A minha favorita, fecha bem o disco, com cordas, a harmonia do coral “Vai Na Fé”. Estou ansiosa pra vê-la performar ao vivo.

É a mais especial essa. Assim, o início do coral me arrepia toda vez que eu escuto, acho que ela ficou exatamente como eu imaginava. Eu tinha essa ideia antiga de coral reforçando o refrão e começando mesmo a música.

É uma música especial pro momento, que conta muito a minha história e é uma música que resume o batalhador brasileiro, que persiste, que vai. Que tem muita fé mesmo.

Pra encerrar: você acha que, hoje em dia, é realmente estranha a pessoa que traz amor no coração?

Meu, eu vou te falar que é uma raridade. Eu sinto isso! Não sei se é o mundo que eu vivo ou só eu que penso isso.
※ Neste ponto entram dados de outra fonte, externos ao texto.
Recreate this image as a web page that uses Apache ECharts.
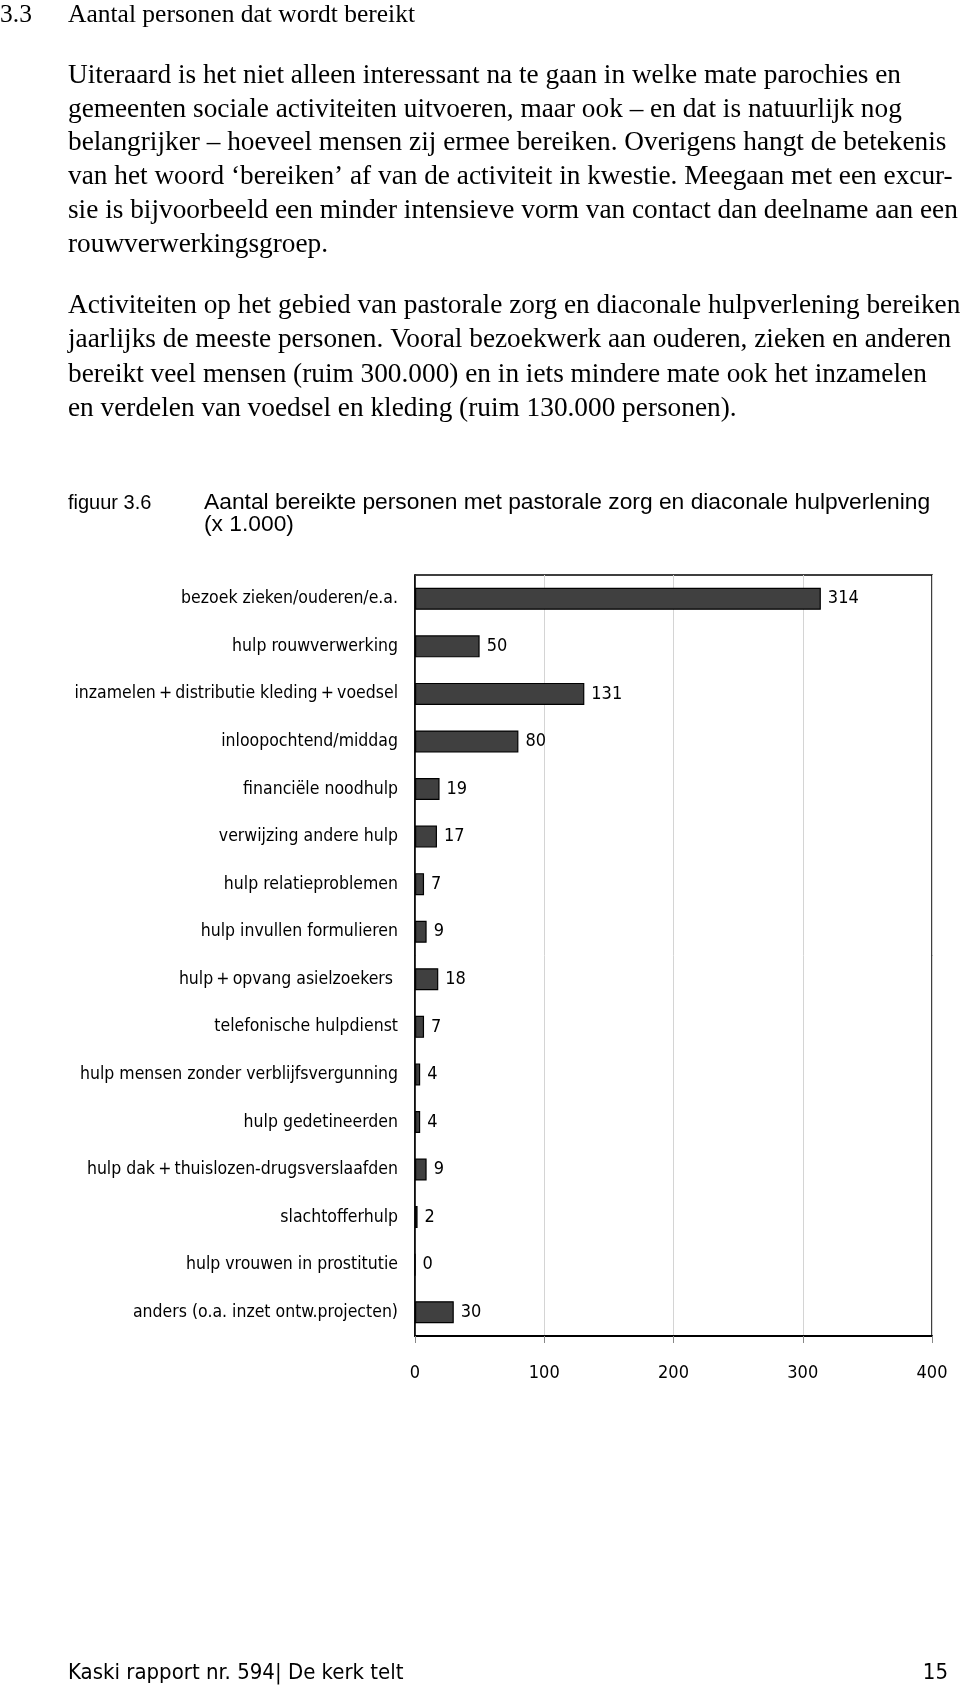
<!DOCTYPE html>
<html><head><meta charset="utf-8">
<script src="https://cdn.jsdelivr.net/npm/echarts@6/dist/echarts.min.js"></script>
<style>
html,body{margin:0;padding:0;background:#fff;width:960px;height:1687px;overflow:hidden}
#chart{position:absolute;left:0;top:0;width:960px;height:1687px}
</style></head>
<body><div id="chart"></div>
<script>
const categories = [
  'bezoek zieken/ouderen/e.a.',
  'hulp rouwverwerking',
  'inzamelen\u2009+\u2009distributie kleding\u2009+\u2009voedsel',
  'inloopochtend/middag',
  'financiële noodhulp',
  'verwijzing andere hulp',
  'hulp relatieproblemen',
  'hulp invullen formulieren',
  'hulp\u2009+\u2009opvang asielzoekers ',
  'telefonische hulpdienst',
  'hulp mensen zonder verblijfsvergunning',
  'hulp gedetineerden',
  'hulp dak\u2009+\u2009thuislozen-drugsverslaafden',
  'slachtofferhulp',
  'hulp vrouwen in prostitutie',
  'anders (o.a. inzet ontw.projecten)'
];
const values = [314, 50, 131, 80, 19, 17, 7, 9, 18, 7, 4, 4, 9, 2, 0, 30];
const xMin = 0, xMax = 400, xStep = 100;

const heading = ['3.3', 'Aantal personen dat wordt bereikt'];
const para1 = [
  'Uiteraard is het niet alleen interessant na te gaan in welke mate parochies en',
  'gemeenten sociale activiteiten uitvoeren, maar ook – en dat is natuurlijk nog',
  'belangrijker – hoeveel mensen zij ermee bereiken. Overigens hangt de betekenis',
  'van het woord ‘bereiken’ af van de activiteit in kwestie. Meegaan met een excur-',
  'sie is bijvoorbeeld een minder intensieve vorm van contact dan deelname aan een',
  'rouwverwerkingsgroep.'
];
const para2 = [
  'Activiteiten op het gebied van pastorale zorg en diaconale hulpverlening bereiken',
  'jaarlijks de meeste personen. Vooral bezoekwerk aan ouderen, zieken en anderen',
  'bereikt veel mensen (ruim 300.000) en in iets mindere mate ook het inzamelen',
  'en verdelen van voedsel en kleding (ruim 130.000 personen).'
];
const figLabel = 'figuur 3.6';
const figTitle = ['Aantal bereikte personen met pastorale zorg en diaconale hulpverlening', '(x 1.000)'];
const footer = ['Kaski rapport nr. 594| De kerk telt', '15'];

const SERIF = "'Liberation Serif', 'DejaVu Serif', serif";
const SANS = "'Liberation Sans', Arial, sans-serif";
const NARROW = "'Liberation Sans Narrow', 'DejaVu Sans Condensed', sans-serif";

function txt(x, y, text, font, align) {
  return { type: 'text', x: x, y: y, silent: true,
    style: { text: text, font: font, fill: '#000', textAlign: align || 'left', textVerticalAlign: 'middle' } };
}
const graphics = [];
graphics.push(txt(0, 15, heading[0], '25.5px ' + SERIF));
graphics.push(txt(68, 15, heading[1], '25.5px ' + SERIF));
const p1y = [76, 110, 143, 177, 211, 245];
para1.forEach((l, i) => graphics.push(txt(68, p1y[i], l, '27.3px ' + SERIF)));
const p2y = [306, 340, 375, 409];
para2.forEach((l, i) => graphics.push(txt(68, p2y[i], l, '27.3px ' + SERIF)));
graphics.push(txt(68, 503, figLabel, '20px ' + SANS));
graphics.push(txt(204, 503, figTitle[0], '22.8px ' + SANS));
graphics.push(txt(204, 525, figTitle[1], '22.8px ' + SANS));
graphics.push(txt(68, 1673, footer[0], '22px ' + NARROW));
graphics.push(txt(948, 1673, footer[1], '22px ' + NARROW, 'right'));

const chart = echarts.init(document.getElementById('chart'), null, { renderer: 'canvas' });
chart.setOption({
  backgroundColor: '#fff',
  animation: false,
  graphic: graphics,
  grid: { left: 415, right: 28, top: 575, height: 761, show: true, borderColor: '#000', borderWidth: 1.5, containLabel: false },
  xAxis: {
    type: 'value', min: xMin, max: xMax, interval: xStep,
    axisLine: { show: true, lineStyle: { color: '#000', width: 2 } },
    axisTick: { show: true, length: 7, lineStyle: { color: '#888' } },
    splitLine: { show: true, lineStyle: { color: '#d4d4d4', width: 1 } },
    axisLabel: { margin: 28, fontSize: 18, color: '#000', fontFamily: NARROW }
  },
  yAxis: {
    type: 'category', data: categories, inverse: true,
    axisLine: { show: true, lineStyle: { color: '#000', width: 1.5 } },
    axisTick: { show: false },
    axisLabel: { margin: 17, fontSize: 17.5, color: '#000', fontFamily: NARROW }
  },
  series: [{
    type: 'bar', data: values, barWidth: 22,
    itemStyle: { color: '#404040', borderColor: '#000', borderWidth: 1.2 },
    label: { show: true, position: 'right', distance: 7, fontSize: 18, color: '#000', fontFamily: NARROW }
  }]
});
</script></body></html>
Na maioria das vezes o mundo parece um pouco sombrio e quando eu vejo uma luz, uma pessoa especial, uma pessoa que é sentimento, que é muito verdadeira eu fico com esperança, claro, e aliviado, mas são poucas pessoas. Acho que dá pra contar no dedo. E é por isso que eu fiquei na bolha, né? Acho que as pessoas dão muito mais valor a outras coisas antes de pensar no coração. Eu fico pensando, ‘cara, será que eu que tô errado que fico dando valor para certas coisas que são lindas, né? A verdade, o coração, o sentimento, se importar com o próximo, entender que todo mundo é igual, não precisa passar por cima de ninguém. Será que tô errado ou o que é? Alguém consegue explicar?’. Por isso eu deixo bem enfatizado na música “A Bolha”.

A vida me põe em dúvida, mas já descobri que não vou deixar isso [o pensamento] me levar por causa de outras pessoas.  Vou continuar sendo assim pro resto da minha vida.